My parents thought it would be a no-brainer for me and Sebastian to wind up together. The truth was, I’d had that thought before. How could I not? My best friend was sexy, sweet, and we had our rhythms down. Of course I’d wondered about life with Sebastian as my boyfriend.
And even though I told Sebastian and the whole world that I didn’t want to be in a boring relationship, that wasn’t the full truth.
Here was the truth, in all its ugly glory: I wasn’t smart enough to date Sebastian, or any worthwhile guy.
Sure, I could wow them with my charm and good looks. And then I could wow them even more once we got in the bedroom. But once the initial high wore off, what else could I offer them? I couldn’t have intellectually stimulating conversations like my parents, unless sports or beer were considered intellectual topics. I was a master at the sales smalltalk that enabled me to close deals, but I stumbled at anything deeper.
What if I let myself fall for a guy, but I only wound up boring him? How humiliating would that be, to be rejected for being an uninteresting person?
People stayed together because they found their significant other interesting. They could spend time with them for the rest of their lives. Ninety-nine percent of my friends were surface-level hangs. We did shots at parties. We liked each other’s posts. We played a pickup game of basketball. But when the fun times were over, we didn’t have anything to talk about except recalling crazy stories of past fun times.
Sebastian was my only friend who I had something real with. And he was smart. Really smart. College scholarship smart. Whatever feelings were bubbling up inside me from our night together with Chase couldn’t be acted upon.
It didn’t matter that Chase thought I was smart…or did it? Did he actually mean what he said, or was he trying to reverse psychology his way into my pants?

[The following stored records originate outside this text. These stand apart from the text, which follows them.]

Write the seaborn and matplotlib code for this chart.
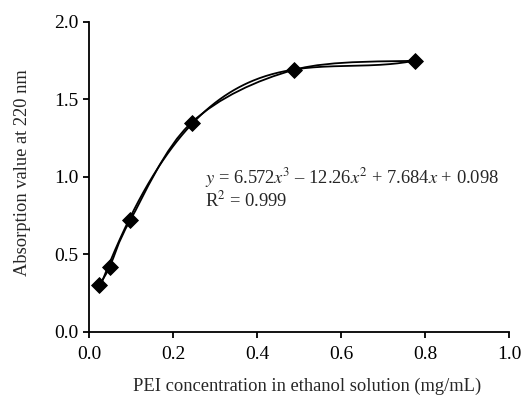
import numpy as np
import pandas as pd
import seaborn as sns
from matplotlib import pyplot as plt
from matplotlib.path import Path
from matplotlib.patches import PathPatch

# PEI concentration (mg/mL) and absorbance at 220 nm
conc = [0.024, 0.049, 0.098, 0.244, 0.488, 0.776]
absorb = [0.30, 0.42, 0.72, 1.35, 1.69, 1.75]
# cubic trendline coefficients as printed on the chart (highest power first)
fit_coef = [6.572, -12.26, 7.684, 0.098]
eq_text = r"$y$ = 6.572$x^3$ – 12.26$x^2$ + 7.684$x$ + 0.098"
r2_text = r"R$^2$ = 0.999"

sns.set_theme(style="ticks")
plt.rcParams["font.family"] = ["Liberation Serif", "DejaVu Serif"]
plt.rcParams["mathtext.fontset"] = "stix"

df = pd.DataFrame({"conc": conc, "absorb": absorb})

fig, ax = plt.subplots(figsize=(5.21, 3.96), dpi=100)
fig.subplots_adjust(left=0.171, right=0.977, top=0.945, bottom=0.162)

# Excel-like smoothed line through the points (cubic Bezier segments)
pts = df[["conc", "absorb"]].to_numpy()
verts = [pts[0]]
codes = [Path.MOVETO]
n = len(pts)
for i in range(n - 1):
    p0 = pts[i - 1] if i > 0 else pts[i]
    p1, p2 = pts[i], pts[i + 1]
    p3 = pts[i + 2] if i + 2 < n else pts[i + 1]
    c1 = p1 + (p2 - p0) / 6
    c2 = p2 - (p3 - p1) / 6
    verts += [c1, c2, p2]
    codes += [Path.CURVE4] * 3
ax.add_patch(PathPatch(Path(verts, codes), facecolor="none", edgecolor="black", lw=1.3))

# polynomial trendline
xx = np.linspace(min(conc), max(conc), 200)
trend = pd.DataFrame({"conc": xx, "absorb": np.polyval(fit_coef, xx)})
sns.lineplot(data=trend, x="conc", y="absorb", color="black", lw=1.3, ax=ax)

sns.scatterplot(data=df, x="conc", y="absorb", marker="D", s=65, color="black",
                edgecolor="black", zorder=5, ax=ax)

ax.text(0.276, 0.955, eq_text, fontsize=13.3, va="baseline")
ax.text(0.276, 0.81, r2_text, fontsize=13.3, va="baseline")

ax.set_xlim(0, 1.0)
ax.set_ylim(0, 2.0)
ax.set_xticks(np.arange(0, 1.01, 0.2))
ax.set_yticks(np.arange(0, 2.01, 0.5))
ax.xaxis.set_major_formatter(plt.FormatStrFormatter("%.1f"))
ax.yaxis.set_major_formatter(plt.FormatStrFormatter("%.1f"))
ax.tick_params(direction="out", length=4, width=1.3, labelsize=14, colors="black")
ax.tick_params(axis="x", pad=6)
for side in ["left", "bottom"]:
    ax.spines[side].set_linewidth(1.3)
    ax.spines[side].set_color("black")
sns.despine(ax=ax)
ax.set_xlabel("PEI concentration in ethanol solution (mg/mL)", fontsize=13.3, labelpad=11)
ax.set_ylabel("Absorption value at 220 nm", fontsize=13.3, labelpad=17)
ax.xaxis.label.set_x(0.52)
ax.yaxis.label.set_y(0.515)

plt.savefig("out.png", dpi=100)
plt.close()
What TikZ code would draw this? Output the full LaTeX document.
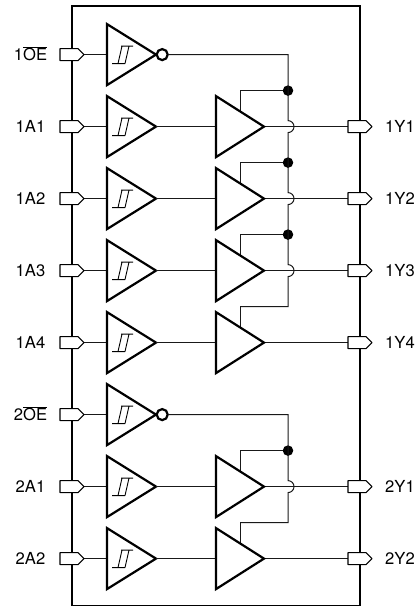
\documentclass[tikz,border=0pt]{standalone}
\usepackage{fontspec}
\setmainfont{TeX Gyre Heros}
\tikzset{
  x=1pt,y=-1pt,
  wire/.style={line width=1pt,black!90},
  outline/.style={line width=2.2pt,line join=miter,fill=white},
  pinshape/.style={line width=1.2pt,fill=white,line join=round},
  hyst/.style={line width=0.9pt},
  jdot/.style={circle,fill=black,inner sep=0pt,minimum size=10.5pt},
  bubble/.style={circle,draw,line width=2.2pt,fill=white,inner sep=0pt,minimum size=11pt},
  lab/.style={font=\fontsize{16.6}{18}\selectfont,inner sep=0pt,text height=12pt,text depth=0pt},
}
% #1 row name, #2 y, #3 label
\newcommand{\inrow}[3]{%
  \coordinate (#1p) at (84,#2);
  \coordinate (#1t) at (107,#2);
  \coordinate (#1o) at (156,#2);
  \node[lab,anchor=center] (#1l) at (30.5,#2) {#3};
  \draw[wire] (#1p) -- (#1t);
  \draw[pinshape] (60,#2-6) -- (78,#2-6) -- (#1p) -- (78,#2+6) -- (60,#2+6) -- cycle;
  \draw[outline] (107,#2-30.5) -- (#1o) -- (107,#2+30.5) -- cycle;
  \draw[hyst] (112,#2+9) -- (125,#2+9) (121,#2-8.5) -- (133,#2-8.5)
     (118,#2+9) -- (122,#2-8.5) (125,#2+9) -- (129,#2-8.5);
}
% #1 input row, #2 output name, #3 y, #4 label
\newcommand{\outrow}[4]{%
  \coordinate (#2t) at (216,#3);
  \coordinate (#2o) at (264,#3);
  \coordinate (#2e) at (240,#3-15);
  \coordinate (#2c) at (240,#3-36);
  \coordinate (#2p) at (348,#3);
  \node[lab,anchor=west] (#2l) at (385,#3) {#4};
  \draw[wire] (#1o) -- (#2t);
  \draw[wire] (#2o) -- (#2p);
  \draw[wire] (#2e) -- (#2c);
  \draw[pinshape] (#2p) ++(0,-6) -- (366,#3-6) -- (372,#3) -- (366,#3+6) -- (348,#3+6) -- cycle;
  \draw[outline] (216,#3-30.5) -- (#2o) -- (216,#3+30.5) -- cycle;
}
\begin{document}
\begin{tikzpicture}
\useasboundingbox (0,0) rectangle (419,606);
\draw[line width=2.2pt] (72,605.6) -- (72,6.3) -- (360,6.3) -- (360,605.6) -- cycle;

\inrow{a}{54.6}{1$\overline{\mbox{OE}}$}
\inrow{b}{126.6}{1A1}
\inrow{c}{198.6}{1A2}
\inrow{d}{270.6}{1A3}
\inrow{e}{342.6}{1A4}
\inrow{f}{414.6}{2$\overline{\mbox{OE}}$}
\inrow{g}{486.6}{2A1}
\inrow{h}{558.6}{2A2}

\outrow{b}{B}{126.6}{1Y1}
\outrow{c}{C}{198.6}{1Y2}
\outrow{d}{D}{270.6}{1Y3}
\outrow{e}{E}{342.6}{1Y4}
\outrow{g}{G}{486.6}{2Y1}
\outrow{h}{H}{558.6}{2Y2}

\node[bubble] (ab) at (162.2,54.6) {};
\node[bubble] (fb) at (162.2,414.6) {};
\coordinate (abus) at (288,54.6);
\coordinate (fbus) at (288,414.6);
\node[jdot] (d1) at (288,90.6) {};
\node[jdot] (d2) at (288,162.6) {};
\node[jdot] (d3) at (288,234.6) {};
\node[jdot] (d4) at (288,450.6) {};

\draw[wire,line join=miter] (ab) -- (abus) -- (288,120.6)
   arc[start angle=-90,end angle=90,radius=6] -- (288,192.6)
   arc[start angle=-90,end angle=90,radius=6] -- (288,264.6)
   arc[start angle=-90,end angle=90,radius=6] -- (288,306.6) -- (Ec);
\draw[wire,line join=miter] (fb) -- (fbus) -- (288,480.6)
   arc[start angle=-90,end angle=90,radius=6] -- (288,522.6) -- (Hc);
\draw[wire] (d1) -- (Bc);
\draw[wire] (d2) -- (Cc);
\draw[wire] (d3) -- (Dc);
\draw[wire] (d4) -- (Gc);
\end{tikzpicture}
\end{document}
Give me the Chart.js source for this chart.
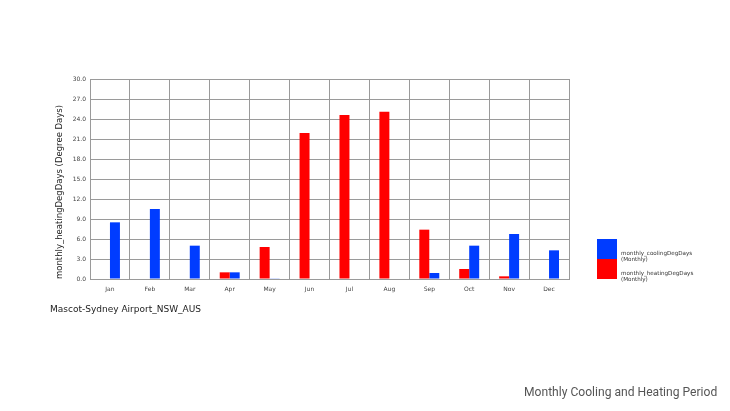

I stared at his picture in the yearbook, and I could’ve sworn he was staring back at me, nodding at me that he meant it. I looked up and caught the dopey smile on my lips. Chase was certifiably smart. And he thought I was smart. He thought I had the chops to be a chemist.
Maybe I had a nerdy side dying to get out?
I snorted a laugh at the thought. Fat chance, but it was nice to dream. I reshelved the yearbook, leaving said dream in the past.
What if Sebastian thought I was a fun friend, but not serious boyfriend material?
It was better to be a player than to face that kind of defeat. At least I was smart enough to know that.
11
SEBASTIAN
Sometimes, I thought about the path I was supposed to travel. In an alternate world, I was finishing up my third year of college. There was an alternate version of me hanging on the quad with friends, wrestling at the collegiate level, maybe rushing a fraternity. It all seemed ideal.
Until I met up with Savannah.
“Why the fuck do I want to be a doctor?” Savannah slammed her head onto her thick textbook, which was open on top of four other open textbooks, which were next to a laptop, a notebook, and a half-drunken can of Monster Energy Drink.
“Because you want to save lives?” I ask.
“Ugh.”
Savannah was one of my closest friends from South Rock High. I had taken the train up to Ithaca to visit her at Cornell. Her curly brown hair was wrestled into a messy bun. Her gold necklace spellingSavannahin gilded cursive, found on a field trip to New York City, hung down and touched the textbook. She and I were on the yearbook committee, where we spent most of our time snarking about the supremely anal editor-in-chief Ronna Rogalski who shot down any idea that wasn’t hers with her trademark “I’m just not feeling it.”
Savannah was pre-med and hating it, while also loving it in some twisted way. She and her uber-challenging coursework were in a toxic relationship.
It was finals week, so I was meeting up with her at her college’s library where she told me she almost had to fight some girl for the private study room we were in. As with any girl she didn’t like, she threatened to punch her in the tit. I was very curious how her personality would translate to bedside manner. Threatening to punch patients in the tit for not listening to her advice seemed not to jive with the Hippocratic Oath.
“How the fuck does he expect us to remember all of this? Maybe if I wear a low-cut top to the exam,” she said. “I’m kidding.”
“Of course you are,” I said with a smirk. I leaned back and kicked my feet onto the table in the meager space not subsumed with books.
“You sure you don’t miss this?” Savannah’s voice was laced with sarcasm, but I detected a hint of genuine curiosity, too. She was as shocked as my parents when I turned down my scholarship.
Would I rather be chained to a library desk for four years or hustling in the world? I chose the latter.
“Business is booming,” I said. “Anton and I are in the process of closing our biggest client ever. We had a great initial meeting, and things look very positive.”
“Aw, that’s wonderful. I’m proud of you guys. I mean, I think you’re kinda weird for wanting to sell vending machines, but you’re making it work.”
Savannah came from a family of doctors. There was one path that’d been laid out for her since birth, and she couldn’t fathom anyone who diverged from the college pipeline.